_To do_. Gather each line containing the string "this" from these entries.

_Data extract_.
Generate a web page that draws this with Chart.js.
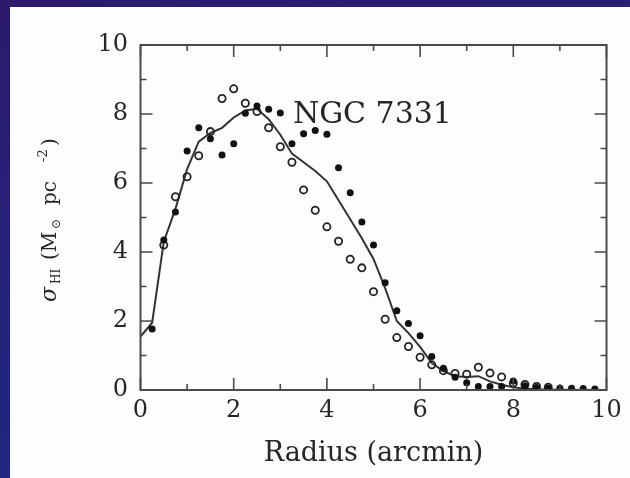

* * *

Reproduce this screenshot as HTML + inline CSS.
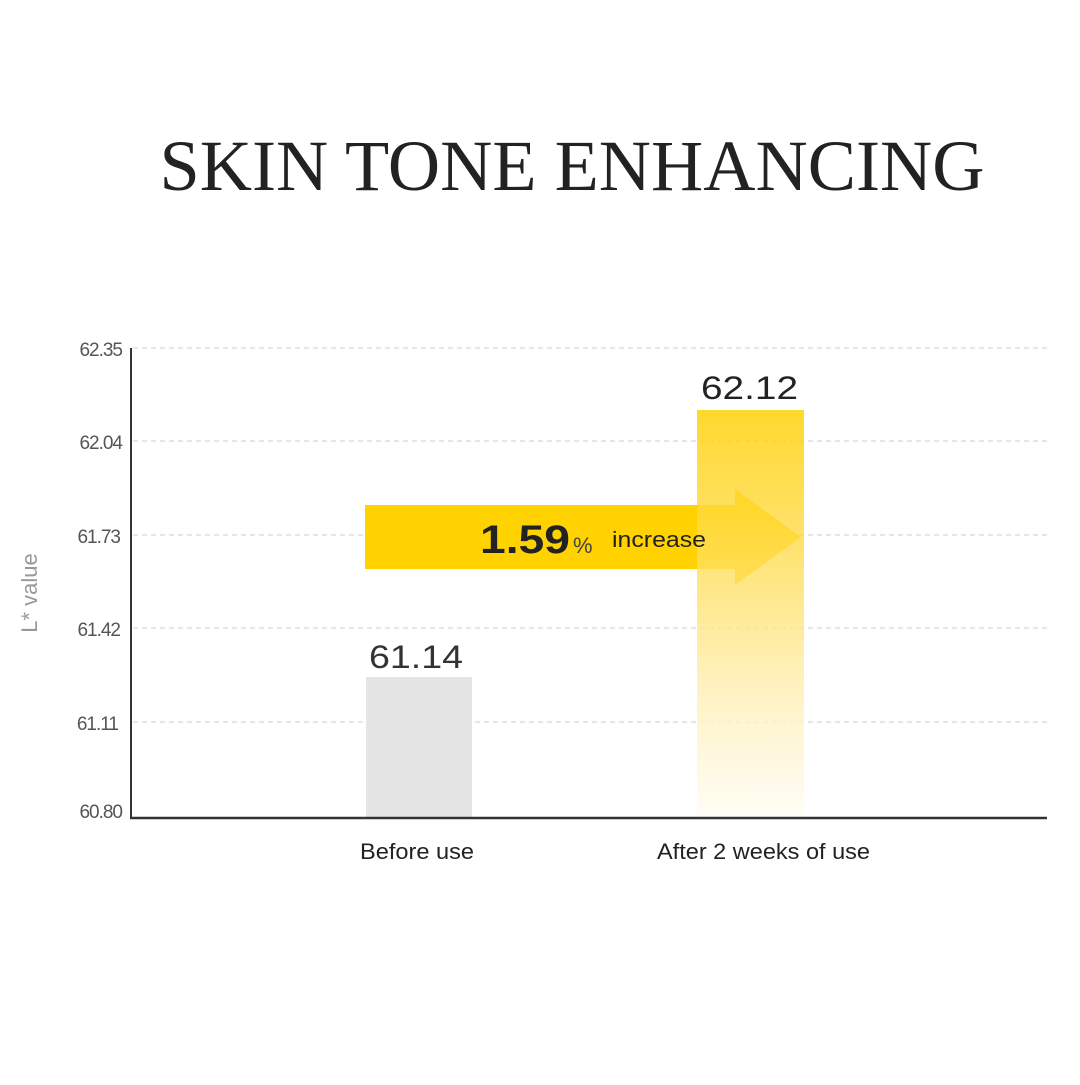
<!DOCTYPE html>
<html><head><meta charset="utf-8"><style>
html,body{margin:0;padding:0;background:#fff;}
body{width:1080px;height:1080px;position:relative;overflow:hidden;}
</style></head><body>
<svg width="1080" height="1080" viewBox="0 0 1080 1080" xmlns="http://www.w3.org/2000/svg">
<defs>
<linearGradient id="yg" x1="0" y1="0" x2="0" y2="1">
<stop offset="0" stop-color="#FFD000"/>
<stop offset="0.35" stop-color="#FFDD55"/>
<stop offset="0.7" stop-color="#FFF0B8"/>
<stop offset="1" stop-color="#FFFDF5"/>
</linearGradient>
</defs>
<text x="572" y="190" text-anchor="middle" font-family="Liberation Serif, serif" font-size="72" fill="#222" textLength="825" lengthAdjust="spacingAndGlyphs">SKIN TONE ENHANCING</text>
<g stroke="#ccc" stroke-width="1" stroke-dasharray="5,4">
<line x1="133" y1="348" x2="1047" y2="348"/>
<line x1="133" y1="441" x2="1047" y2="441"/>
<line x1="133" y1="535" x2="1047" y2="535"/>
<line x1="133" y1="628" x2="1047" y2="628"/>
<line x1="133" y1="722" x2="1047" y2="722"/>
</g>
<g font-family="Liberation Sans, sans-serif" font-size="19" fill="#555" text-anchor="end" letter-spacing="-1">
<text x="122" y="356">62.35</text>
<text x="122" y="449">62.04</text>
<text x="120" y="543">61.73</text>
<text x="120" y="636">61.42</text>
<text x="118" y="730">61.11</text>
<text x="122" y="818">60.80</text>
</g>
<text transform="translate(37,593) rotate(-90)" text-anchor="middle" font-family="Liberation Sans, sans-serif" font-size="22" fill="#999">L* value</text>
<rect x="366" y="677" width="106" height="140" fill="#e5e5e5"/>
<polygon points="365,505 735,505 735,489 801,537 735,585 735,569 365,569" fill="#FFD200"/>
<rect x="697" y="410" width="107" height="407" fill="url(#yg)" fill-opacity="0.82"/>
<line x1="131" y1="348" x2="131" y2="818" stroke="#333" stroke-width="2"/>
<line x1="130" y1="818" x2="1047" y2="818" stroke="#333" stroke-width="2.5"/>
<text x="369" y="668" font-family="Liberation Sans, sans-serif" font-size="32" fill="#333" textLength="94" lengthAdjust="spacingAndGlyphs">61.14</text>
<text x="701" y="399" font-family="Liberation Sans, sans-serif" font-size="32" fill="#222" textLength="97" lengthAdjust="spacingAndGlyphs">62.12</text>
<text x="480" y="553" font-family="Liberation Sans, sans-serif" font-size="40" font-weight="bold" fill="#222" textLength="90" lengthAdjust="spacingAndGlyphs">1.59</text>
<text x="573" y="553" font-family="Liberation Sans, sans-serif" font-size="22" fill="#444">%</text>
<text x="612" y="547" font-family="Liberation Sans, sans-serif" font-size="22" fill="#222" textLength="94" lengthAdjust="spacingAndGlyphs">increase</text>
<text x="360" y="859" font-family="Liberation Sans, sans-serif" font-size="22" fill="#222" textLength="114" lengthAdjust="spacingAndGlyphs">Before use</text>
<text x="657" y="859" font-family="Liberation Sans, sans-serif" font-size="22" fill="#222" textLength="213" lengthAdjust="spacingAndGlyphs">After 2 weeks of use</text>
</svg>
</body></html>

---

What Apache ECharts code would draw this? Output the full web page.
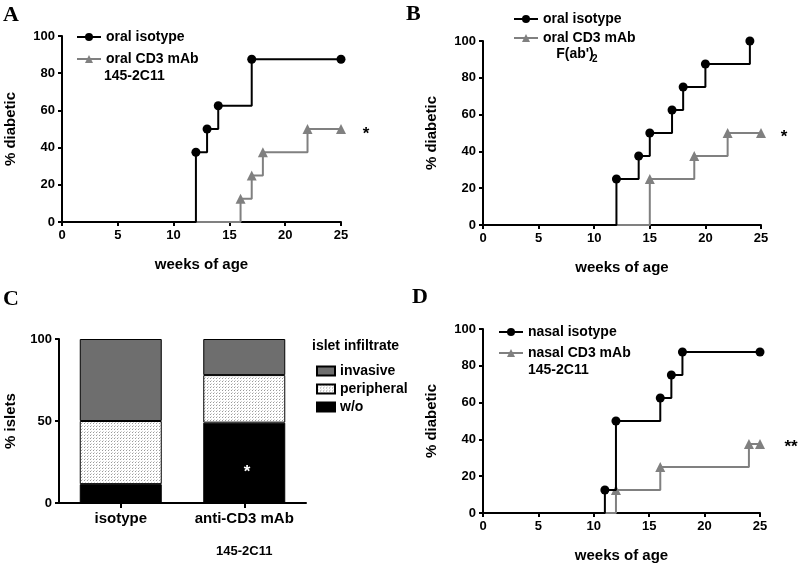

_Task solution_.
Generate a web page that draws this with Chart.js.
Reproduce this screenshot as HTML + inline CSS.
What Apache ECharts code would draw this? Output the full web page.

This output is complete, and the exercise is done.